In a time when RPG progression systems and HUD markers telling you where to go are so prevalent, Outer Wilds simply throws you into an alien solar system with a few useful tools and lets you explore it at your leisure. The game helps you as much as it can without holding your hand. Your spaceship has an autopilot, and you can set HUD markers. However, the autopilot system will not hesitate to send you crashing into anything that happens to come between you and your destination (the sun, for instance), and you can only mark locations you have already visited.

This helpfulness extends to the game’s difficulty. There are precious few hostile lifeforms to find in this solar system. Time, hazardous environments, and your own fragile equipment pose the greatest challenges instead. Your spaceship, for instance, is rather difficult to control, so you are guaranteed to slam it into a few planets as you try to land safely.

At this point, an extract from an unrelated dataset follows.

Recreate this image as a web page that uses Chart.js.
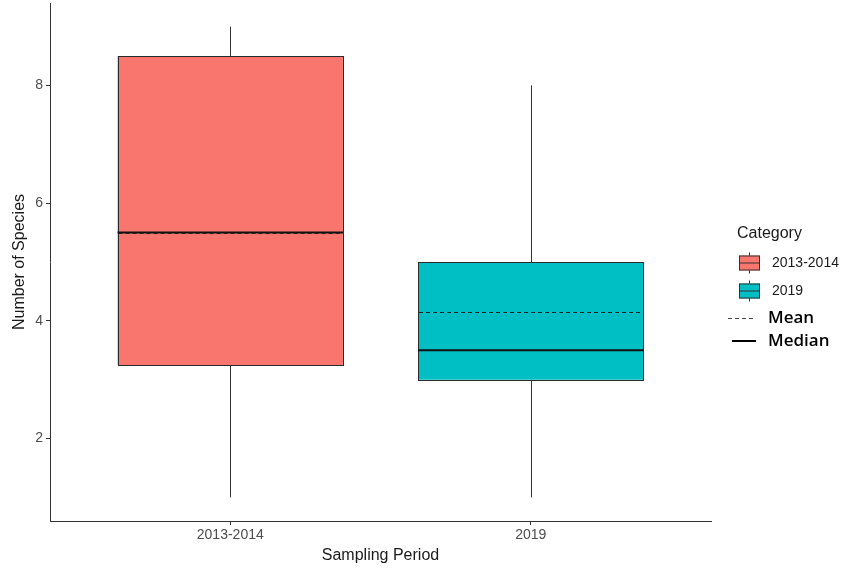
<!DOCTYPE html>
<html>
<head>
<meta charset="utf-8">
<title>Number of Species by Sampling Period</title>
<script src="https://cdn.jsdelivr.net/npm/chart.js@4.4.1/dist/chart.umd.min.js"></script>
<style>
  html, body { margin: 0; padding: 0; background: #fff; }
  #wrap { width: 850px; height: 574px; }
</style>
</head>
<body>
<div id="wrap"><canvas id="boxChart" width="850" height="574"></canvas></div>
<script>
// data
const categories = ['2013-2014', '2019'];
const positions = [1, 2];
const whiskerLow = [1, 1];
const q1 = [3.25, 3];
const medians = [5.5, 3.5];
const means = [5.5, 4.15];
const q3 = [8.5, 5];
const whiskerHigh = [9, 8];
const yTicks = [2, 4, 6, 8];
const boxColors = ['#F8766D', '#00BFC4'];

const lineColor = '#333333';
const baseFont = '"Liberation Sans", Arial, sans-serif';

// whiskers behind the boxes, median + mean lines on top
const boxExtras = {
    id: 'boxExtras',
    beforeDatasetsDraw(chart) {
        const { ctx, scales: { x, y } } = chart;
        ctx.save();
        ctx.strokeStyle = lineColor;
        ctx.lineWidth = 1;
        positions.forEach((p, i) => {
            const px = Math.round(x.getPixelForValue(p)) + 0.5;
            ctx.beginPath();
            ctx.moveTo(px, y.getPixelForValue(whiskerLow[i]));
            ctx.lineTo(px, y.getPixelForValue(q1[i]));
            ctx.moveTo(px, y.getPixelForValue(q3[i]));
            ctx.lineTo(px, y.getPixelForValue(whiskerHigh[i]));
            ctx.stroke();
        });
        ctx.restore();
    },
    afterDatasetsDraw(chart) {
        const { ctx, scales: { y } } = chart;
        const bars = chart.getDatasetMeta(0).data;
        ctx.save();
        bars.forEach((bar, i) => {
            const left = bar.x - bar.width / 2;
            const right = bar.x + bar.width / 2;
            // box outline, crisp
            ctx.setLineDash([]);
            ctx.lineWidth = 1;
            ctx.strokeStyle = '#2a2a2a';
            const top = Math.round(y.getPixelForValue(q3[i])) + 0.5;
            const bot = Math.round(y.getPixelForValue(q1[i])) + 0.5;
            ctx.strokeRect(Math.round(left) + 0.5, top, Math.round(right - left), bot - top);
            // median
            ctx.lineWidth = 2;
            ctx.strokeStyle = '#111';
            const my = y.getPixelForValue(medians[i]);
            ctx.beginPath();
            ctx.moveTo(left, my);
            ctx.lineTo(right, my);
            ctx.stroke();
            // mean
            ctx.setLineDash([4, 3]);
            ctx.lineWidth = 1;
            ctx.strokeStyle = '#222';
            const ay = Math.round(y.getPixelForValue(means[i])) + 0.5;
            ctx.beginPath();
            ctx.moveTo(left + 1, ay);
            ctx.lineTo(right - 1, ay);
            ctx.stroke();
        });
        ctx.restore();
    }
};

// legend on the right, drawn by hand
const sideLegend = {
    id: 'sideLegend',
    afterDraw(chart) {
        const { ctx, chartArea } = chart;
        const lx = chartArea.right + 26;
        ctx.save();
        ctx.textBaseline = 'middle';
        ctx.textAlign = 'left';
        ctx.fillStyle = '#1a1a1a';
        ctx.font = '16px ' + baseFont;
        ctx.fillText('Category', lx, 234);

        categories.forEach((c, i) => {
            const cy = 263 + i * 28;
            const bx = lx + 2, bw = 21, bh = 15;
            ctx.strokeStyle = lineColor;
            ctx.lineWidth = 1;
            ctx.beginPath();
            ctx.moveTo(bx + bw / 2, cy - bh / 2 - 3);
            ctx.lineTo(bx + bw / 2, cy + bh / 2 + 3);
            ctx.stroke();
            ctx.fillStyle = boxColors[i];
            ctx.fillRect(bx, cy - bh / 2, bw, bh);
            ctx.strokeRect(bx + 0.5, cy - bh / 2 + 0.5, bw - 1, bh - 1);
            ctx.beginPath();
            ctx.moveTo(bx, cy);
            ctx.lineTo(bx + bw, cy);
            ctx.stroke();
            ctx.fillStyle = '#1a1a1a';
            ctx.font = '14px ' + baseFont;
            ctx.fillText(c, lx + 35, cy);
        });

        ctx.font = '600 17px "Open Sans", "Noto Sans", sans-serif';
        ctx.fillStyle = '#000';
        ctx.strokeStyle = '#444';
        ctx.lineWidth = 1;
        ctx.setLineDash([4, 3]);
        ctx.beginPath();
        ctx.moveTo(lx - 9, 318.5);
        ctx.lineTo(lx + 18, 318.5);
        ctx.stroke();
        ctx.fillText('Mean', lx + 31, 318);

        ctx.setLineDash([]);
        ctx.strokeStyle = '#000';
        ctx.lineWidth = 2;
        ctx.beginPath();
        ctx.moveTo(lx - 5, 341);
        ctx.lineTo(lx + 19, 341);
        ctx.stroke();
        ctx.fillText('Median', lx + 31, 341);
        ctx.restore();
    }
};

const ctx = document.getElementById('boxChart').getContext('2d');
new Chart(ctx, {
    type: 'bar',
    data: {
        datasets: [{
            label: 'Category',
            data: positions.map((p, i) => ({ x: p, y: [q1[i], q3[i]] })),
            backgroundColor: boxColors,
            borderWidth: 0,
            categoryPercentage: 1,
            barPercentage: 0.75
        }]
    },
    options: {
        responsive: false,
        animation: false,
        layout: { padding: { top: 3, right: 139, left: 0, bottom: 0 } },
        plugins: {
            legend: { display: false },
            tooltip: { enabled: false }
        },
        scales: {
            x: {
                type: 'linear',
                min: 0.4,
                max: 2.6,
                offset: false,
                afterBuildTicks: s => { s.ticks = positions.map(v => ({ value: v })); },
                afterFit: s => { s.height = 53; s.paddingLeft = 0; s.paddingRight = 0; },
                ticks: {
                    callback: v => categories[positions.indexOf(v)],
                    color: '#4d4d4d',
                    font: { family: baseFont, size: 14 },
                    padding: 2,
                    maxRotation: 0
                },
                grid: { offset: false, drawOnChartArea: false, drawTicks: true, tickLength: 4, color: lineColor },
                border: { display: true, color: lineColor, width: 1 },
                title: {
                    display: true,
                    text: 'Sampling Period',
                    color: '#1a1a1a',
                    font: { family: baseFont, size: 16 },
                    padding: { top: 0, bottom: 9 }
                }
            },
            y: {
                min: 0.6,
                max: 9.4,
                afterBuildTicks: s => { s.ticks = yTicks.map(v => ({ value: v })); },
                afterFit: s => { s.width = 50; s.paddingTop = 0; s.paddingBottom = 0; },
                ticks: {
                    color: '#4d4d4d',
                    font: { family: baseFont, size: 14 },
                    padding: 3
                },
                grid: { drawOnChartArea: false, drawTicks: true, tickLength: 4, color: lineColor },
                border: { display: true, color: lineColor, width: 1 },
                title: {
                    display: true,
                    text: 'Number of Species',
                    color: '#1a1a1a',
                    font: { family: baseFont, size: 16 },
                    padding: { top: 10, bottom: 0 }
                }
            }
        }
    },
    plugins: [boxExtras, sideLegend]
});
</script>
</body>
</html>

However, you can repair it quickly and as many times as you want. Your oxygen and jetpack fuel meters are always ticking down, but your ship contains an infinite supply of each, and trees will also quickly refill your oxygen tank. If you crash too hard, fall too far, or run out of oxygen in the middle of space, you will die. But death inconveniences you only temporarily, as you will just start over in a new iteration of the time loop. Your ship’s log will even keep all the information you’ve gathered in previous lives, so you can resume your exploration where you left off.

Probably the biggest turnoff of this game is the amount of reading you will do. Aside from travelling between planets, gawking at the wondrous sights, and figuring out how to get access to an interesting location, you will be reading notes left behind by other members of your planet’s space program and the Nomai. Often the reward to finding your way into a new location is another few records scribed aeons ago by the Nomai. There is a part of me that enjoys this aspect: I was uncovering ancient manuscripts left behind by an alien race and figuring out what happened to that race. These texts offer an interesting parallel in the story as well; as you discover more about the Nomai, so you learn how they progressively discovered more about this solar system and their major goals.

Other than that small nitpick, there is really not much I can fault the game with except that most of the puzzles are rather easy. If you would like an action-oriented experience, a linear story, or a hardcore puzzle game, this game is probably not for you. However, if you enjoy relaxed sci-fi adventures, mystery, or exploration, Outer Wilds is a must play. And since it just released on Steam, you can pick it up on almost all of the biggest consoles or game stores.


The Numbers:

Gameplay: 10/10 — Outer Wild’s space exploration is top tier, and blasting around the solar system in your little spacecraft is extremely fun. However, the gameplay is punctuated often by reading. Tying the game progression directly to your knowledge of its story/systems without any gamified restrictions is brilliant for immersion.

Graphics/Style: 10/10 — As is typical of small indie developers, the graphical style is simple and effective. Outer Wilds offers some beautiful vistas to gaze at across its solar system, and the game’s stylized beauty is a great part of its mystery and charm.

Learning Curve/Ease of Play: 8/10 — Outer Wilds is extremely easy to pick up and play. There’s a helpful tutorial section at the beginning (mostly optional), and you are given all of your tools right at the start. Flying the spaceship and jetpack is decently easy to pick up but requires some time to master. All of Outer Wild’s puzzles are solved by logical extrapolation from the game’s systems, so there are no contrary puzzles that require a huge stretch of the imagination to figure out (okay, maybe one). However, there are also precious few puzzles in the game that posed any challenge to me during my playthrough.

Final Verdict: 9/10 – If you enjoy space exploration, and a mysterious narrative, without investing a huge amount of time, this game is for you!